Omit pictures and quote the listing below line by line, from its start through the line that holds "from matplotlib.patches import Rectangle".

§ **Supplied data**:
--
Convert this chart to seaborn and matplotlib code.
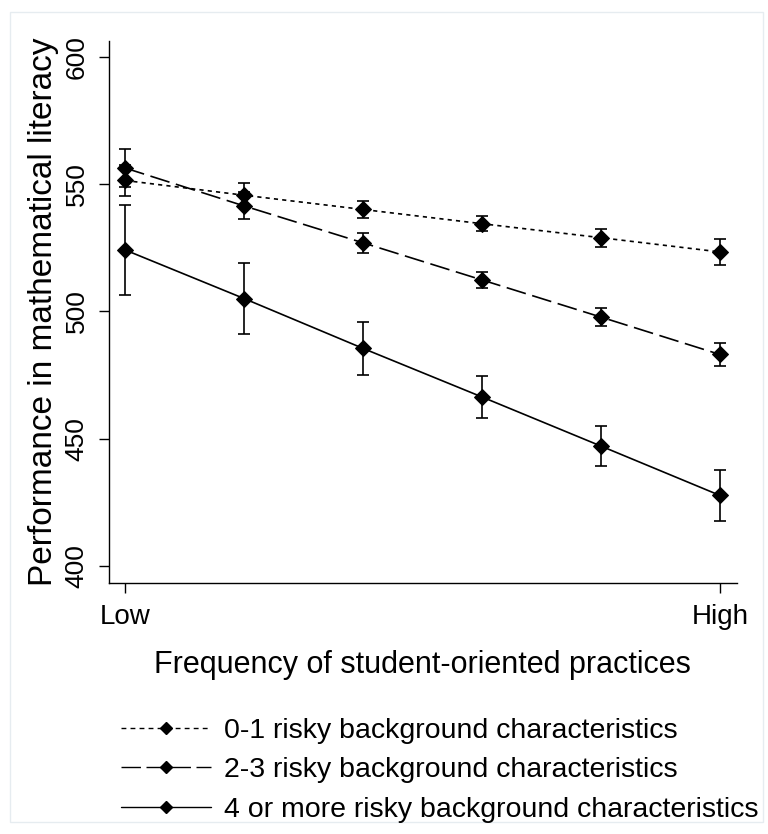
import matplotlib
matplotlib.use("Agg")
import matplotlib.pyplot as plt
import numpy as np
import pandas as pd
import seaborn as sns
from matplotlib.lines import Line2D
from matplotlib.patches import Rectangle

# Frequency of student-oriented practices, Low .. High (6 levels)
levels = [0, 1, 2, 3, 4, 5]
tick_labels = ["Low", "High"]

groups = [
    "0-1 risky background characteristics",
    "2-3 risky background characteristics",
    "4 or more risky background characteristics",
]
score_01 = [551.5, 545.7, 540.1, 534.5, 529.0, 523.4]
err_01 = [6.0, 4.8, 3.5, 3.0, 3.6, 5.0]
score_23 = [556.4, 541.5, 527.0, 512.4, 497.8, 483.1]
err_23 = [7.3, 5.3, 4.0, 3.2, 3.5, 4.5]
score_4p = [524.2, 505.1, 485.5, 466.4, 447.1, 427.7]
err_4p = [17.6, 13.8, 10.5, 8.1, 7.9, 9.9]

FONT = "Liberation Sans"


def main():
    sns.set_style("ticks")
    plt.rcParams["font.family"] = [FONT, "DejaVu Sans"]
    plt.rcParams["text.color"] = "black"
    plt.rcParams["axes.labelcolor"] = "black"
    plt.rcParams["xtick.color"] = "black"
    plt.rcParams["ytick.color"] = "black"

    df = pd.DataFrame({
        "level": levels * 3,
        "score": score_01 + score_23 + score_4p,
        "err": err_01 + err_23 + err_4p,
        "group": [g for g in groups for _ in levels],
    })

    fig = plt.figure(figsize=(7.68, 8.34), dpi=100)
    fig.patch.set_facecolor("white")
    ax = fig.add_axes([0.1414, 0.301, 0.8176, 0.6498])

    dash_map = {groups[0]: (2.5, 2.5), groups[1]: (12, 4), groups[2]: ""}

    sns.lineplot(
        data=df, x="level", y="score", style="group",
        dashes=dash_map, markers={g: "D" for g in groups},
        color="black", linewidth=1.2, markersize=8,
        markeredgecolor="black", legend=False, ax=ax,
    )

    # error bars
    for g, sub in df.groupby("group", sort=False):
        ax.errorbar(sub["level"], sub["score"], yerr=sub["err"], fmt="none",
                    ecolor="black", elinewidth=1.2, capsize=4.5, capthick=1.2)

    ax.set_xlim(-0.138, 5.139)
    ax.set_ylim(393.3, 606.3)
    ax.set_xticks([0, 5])
    ax.set_xticklabels(tick_labels, fontsize=20)
    ax.set_yticks([400, 450, 500, 550, 600])
    ax.set_yticklabels(["400", "450", "500", "550", "600"], fontsize=19,
                       rotation=90, va="center")
    ax.tick_params(axis="both", length=7.2, width=1.0, color="black")
    ax.tick_params(axis="x", pad=8)
    ax.tick_params(axis="y", pad=7)
    ax.set_xlabel("Frequency of student-oriented practices", fontsize=22, labelpad=14)
    ax.set_ylabel("Performance in mathematical literacy", fontsize=24, labelpad=4)
    sns.despine(ax=ax)
    for s in ["left", "bottom"]:
        ax.spines[s].set_linewidth(1.0)
        ax.spines[s].set_color("black")

    # legend below the plot
    handles = [
        Line2D([], [], color="black", lw=1.0, dashes=(3.5, 3), marker="D", markersize=6.5),
        Line2D([], [], color="black", lw=1.0, dashes=(14, 4), marker="D", markersize=6.5),
        Line2D([], [], color="black", lw=1.0, marker="D", markersize=6.5),
    ]
    fig.legend(handles, groups, loc="upper left", bbox_to_anchor=(0.158, 0.139),
               frameon=False, fontsize=20.5, handlelength=3.15, handletextpad=0.44,
               labelspacing=0.47, borderaxespad=0, borderpad=0,
               bbox_transform=fig.transFigure)

    # thin light frame around the graph region
    fig.patches.append(Rectangle((10 / 768, 12 / 834), 753 / 768, 810 / 834,
                                 transform=fig.transFigure, fill=False,
                                 edgecolor="#e6ecf0", linewidth=1.0))

    fig.savefig("out.png", dpi=100, facecolor="white")


if __name__ == "__main__":
    main()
--
§ **Result for this exercise**:
Convert this chart to seaborn and matplotlib code.
import matplotlib
matplotlib.use("Agg")
import matplotlib.pyplot as plt
import numpy as np
import pandas as pd
import seaborn as sns
from matplotlib.lines import Line2D
from matplotlib.patches import Rectangle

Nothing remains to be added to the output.